Once the kid turns 12 or 13 this effect can be observed no matter what the languages involved are, of course.
I’m curious what the basis is for saying English was Joseph Conrad’s 4th language. The usual account is that Conrad went from Polish to French to English. I think he had some schooling in German before he was first exposed to English, but also had schooling in Latin and Greek, and spent parts of his childhood in at least close proximity (with some exposure and/or development of passive competence?) to speakers of Yiddish, Ukrainian, and Russian. But if English is counted as 4th, only one of those many other candidates can be included in the count ahead of it.
I know of many immigrant children who are exposed to two languages: the parents’ language at home, the country’s language at school and everywhere else. If their parents converse with them in their language, they also become fluent in it. If the parents use it only to communicate with each other, the children can still largely understand it, but they cannot really speak it.
I agree that English was Conrad’s third language in any practical sense. It was said that his English vocabulary (presumably meaning the semantics of the English words he used) was influenced by French and his grammar by Polish.
@marie-lucie:
Hoff (2006. How social contexts support and shape language development. Developmental Review, 26(1), 55–88) lists the Maya and the Warlpiri among them, as well as certain African-American groups in the American South.

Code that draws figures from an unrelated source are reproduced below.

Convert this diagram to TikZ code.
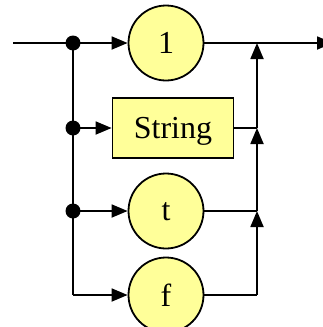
\documentclass[tikz,border=0pt]{standalone}
\usepackage{fontspec}
\setmainfont{Liberation Serif}
\usetikzlibrary{arrows.meta}
\definecolor{termfill}{HTML}{FFFF99}
\begin{document}
\begin{tikzpicture}[x=1pt,y=-1pt,
  line width=1.8pt,
  label font/.style={font=\fontsize{32}{38}\selectfont, text depth=0pt},
  term/.style={circle, draw, fill=termfill, minimum size=75pt, inner sep=0pt, label font},
  nonterm/.style={rectangle, draw, fill=termfill, minimum width=121pt, minimum height=60pt, inner sep=0pt, label font},
  flow/.style={-{Triangle[length=16pt,width=13pt]}},
  junction/.style={circle, fill=black, inner sep=0pt, minimum size=15pt}
]
% page frame; the ends that run past it are cut off
\useasboundingbox (0,0) rectangle (323,327);
\clip (0,0) rectangle (323,327);

% boxes
\node[term]    (one) at (166,43)  {1};
\node[nonterm] (str) at (173,128) {String};
\node[term]    (tt)  at (166,211) {t};
\node[term]    (ff)  at (166,295) {f};

% branch points on the left rail
\coordinate (start) at (13,43);
\coordinate (jone) at (73,43);
\coordinate (jstr) at (73,128);
\coordinate (jt)   at (73,211);
\coordinate (jf)   at (73,295);

% merge points on the right rail
\coordinate (mone) at (257,43);
\coordinate (mstr) at (257,128);
\coordinate (mt)   at (257,211);
\coordinate (mf)   at (257,295);
\coordinate (finish) at (333,43);

% left rail and branches
\draw (start) -- (jone);
\draw (jone) -- (jf);
\draw[flow] (jone) -- (one);
\draw[flow] (jstr) -- (str);
\draw[flow] (jt) -- (tt);
\draw[flow] (jf) -- (ff);

% right rail and merges
\draw (ff) -- (mf);
\draw[flow] (mf) -- (mt);
\draw (tt) -- (mt);
\draw[flow] (mt) -- (mstr);
\draw (str) -- (mstr);
\draw[flow] (mstr) -- (mone);
\draw[flow] (one) -- (finish);

% junction dots
\node[junction] (done) at (jone) {};
\node[junction] (dstr) at (jstr) {};
\node[junction] (dt)   at (jt) {};
\end{tikzpicture}
\end{document}
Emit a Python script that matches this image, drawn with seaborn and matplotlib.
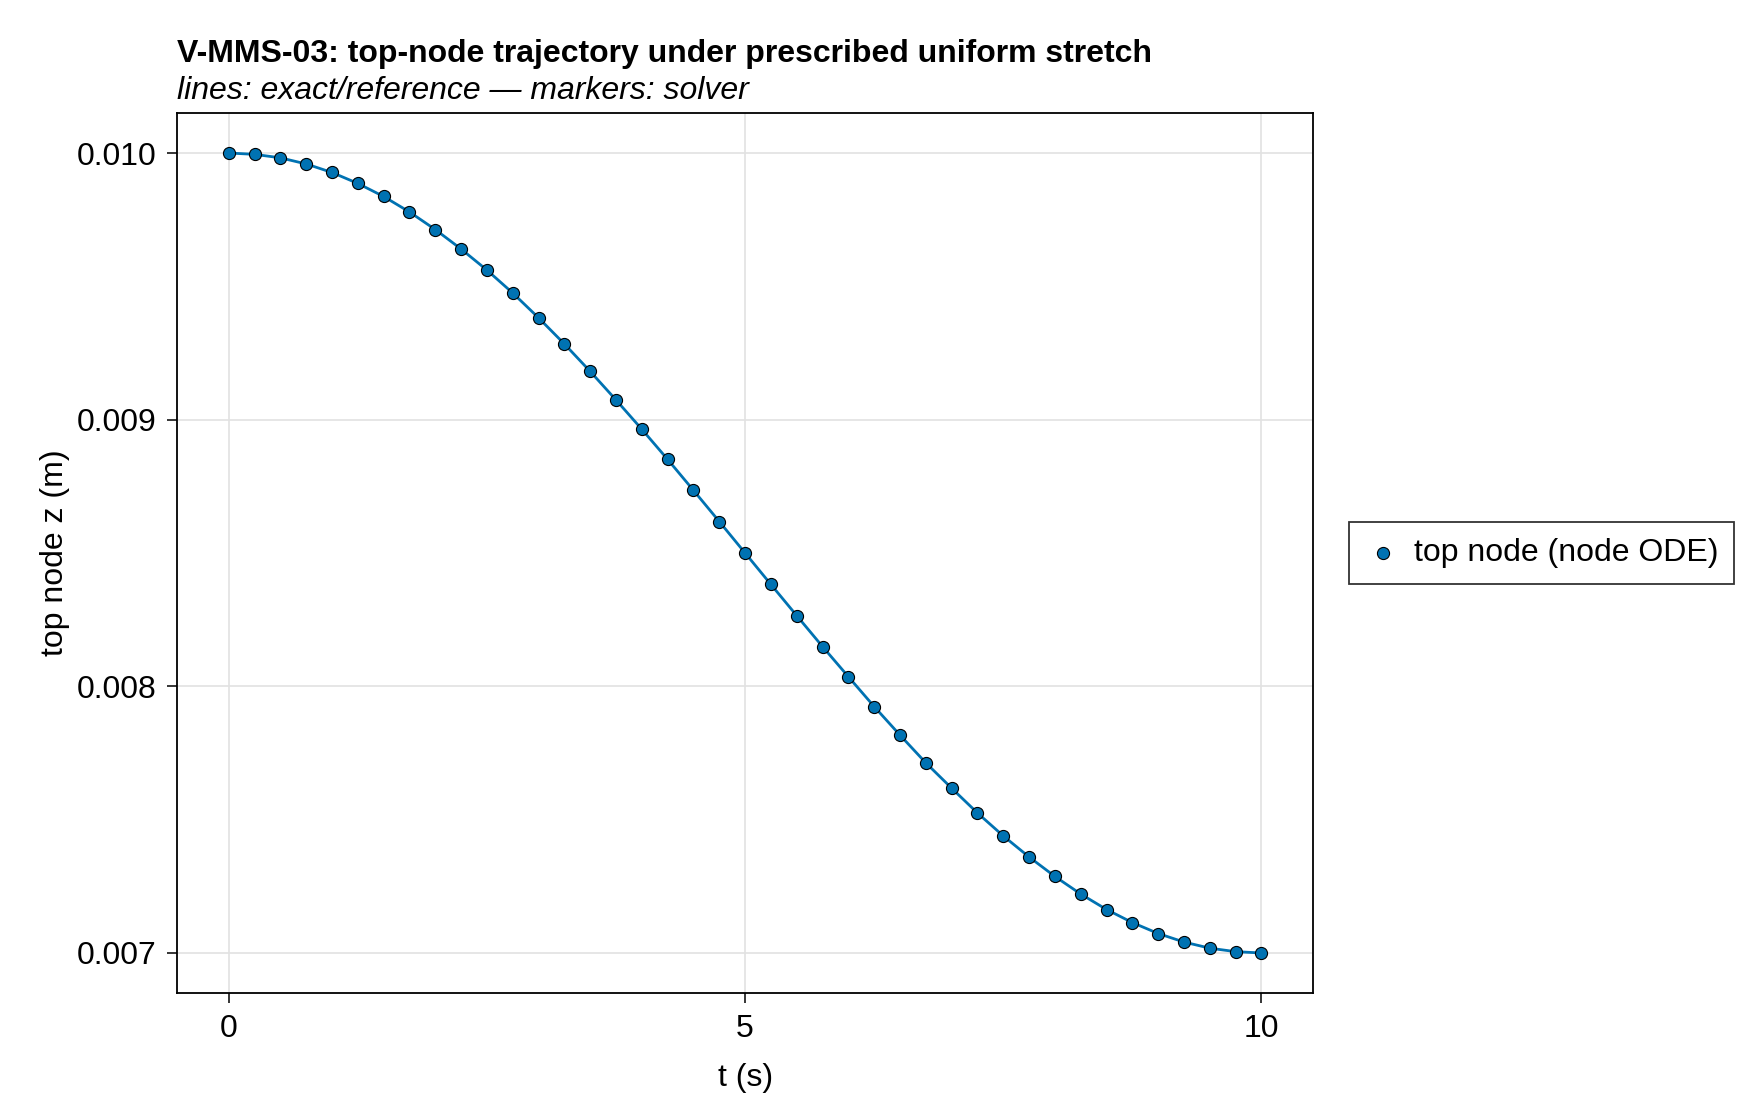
import numpy as np
import pandas as pd
import seaborn as sns
import matplotlib.pyplot as plt

# values (top-node z in metres, every 0.25 s)
t_s = [0.0, 0.25, 0.5, 0.75, 1.0, 1.25, 1.5, 1.75, 2.0, 2.25,
       2.5, 2.75, 3.0, 3.25, 3.5, 3.75, 4.0, 4.25, 4.5, 4.75,
       5.0, 5.25, 5.5, 5.75, 6.0, 6.25, 6.5, 6.75, 7.0, 7.25,
       7.5, 7.75, 8.0, 8.25, 8.5, 8.75, 9.0, 9.25, 9.5, 9.75, 10.0]
z_top = [0.010000, 0.009995, 0.009982, 0.009959, 0.009927, 0.009886, 0.009837, 0.009779, 0.009713, 0.009640,
         0.009561, 0.009475, 0.009382, 0.009284, 0.009181, 0.009074, 0.008964, 0.008851, 0.008735, 0.008618,
         0.008500, 0.008382, 0.008265, 0.008149, 0.008036, 0.007924, 0.007817, 0.007713, 0.007618, 0.007525,
         0.007439, 0.007360, 0.007287, 0.007221, 0.007163, 0.007114, 0.007073, 0.007041, 0.007018, 0.007005, 0.007000]

xticks = [0, 5, 10]
yticks = [0.007, 0.008, 0.009, 0.010]

df = pd.DataFrame({'t': t_s, 'z': z_top})

sns.set_style('white')
plt.rcParams['font.family'] = ['Liberation Sans', 'DejaVu Sans']
plt.rcParams['text.color'] = 'black'
plt.rcParams['axes.labelcolor'] = 'black'
plt.rcParams['xtick.color'] = 'black'
plt.rcParams['ytick.color'] = 'black'
blue = '#0072B2'
fs = 23

fig = plt.figure(figsize=(17.6, 11.2), dpi=100)
ax = fig.add_axes([0.1006, 0.1134, 0.6455, 0.7857])

sns.lineplot(data=df, x='t', y='z', ax=ax, color=blue, linewidth=2.0, zorder=2)
sns.scatterplot(data=df, x='t', y='z', ax=ax, color=blue, s=76, edgecolor='black',
                linewidth=0.8, zorder=3, label='top node (node ODE)')

ax.set_xlim(-0.5, 10.5)
ax.set_ylim(0.00685, 0.01015)
ax.set_xticks(xticks)
ax.set_yticks(yticks)
ax.set_yticklabels([f'{v:.3f}' for v in yticks])
ax.grid(True, color='#e2e2e2', linewidth=1.2)
ax.set_axisbelow(True)
for sp in ax.spines.values():
    sp.set_color('black')
    sp.set_linewidth(1.3)
ax.tick_params(direction='out', length=7, width=1.1, labelsize=fs, pad=8,
               left=True, bottom=True, color='black')

ax.set_xlabel('t (s)', fontsize=fs, labelpad=14)
ax.set_ylabel('top node z (m)', fontsize=fs, labelpad=5)

fig.text(0.1006, 0.952, 'V-MMS-03: top-node trajectory under prescribed uniform stretch',
         fontsize=fs, fontweight='bold', ha='left', va='center')
fig.text(0.1006, 0.919, 'lines: exact/reference \u2014 markers: solver',
         fontsize=fs, style='italic', ha='left', va='center')

ax.get_legend().remove()
handles, labels = ax.get_legend_handles_labels()
leg = fig.legend(handles, labels, loc='center left', bbox_to_anchor=(0.7665, 0.506),
                 fontsize=fs, frameon=True, fancybox=False, borderpad=0.5,
                 borderaxespad=0, handlelength=1.1, handletextpad=0.42,
                 markerscale=1.0)
leg.get_frame().set_edgecolor('black')
leg.get_frame().set_linewidth(1.3)

fig.savefig('out.png', dpi=100)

Anecdotally, I can attests that parental secret languages work; my own parents used Hebrew for that purpose, and while I did learn some, none of my younger siblings did except for isolated words (typically, the nicknames used for them, such as הקטן haqaṭan ‘the small one’ or הילדה hayaldah ‘the girl’).
My mother’s parents knew Dutch and German and would occasionally talk to one another in their respective languages so that the kids would not understand,
I have met a woman who understood Syrian Arabic but who was forbidden to speak it and never learned. Her parents had no love for Syria or for the Arab world.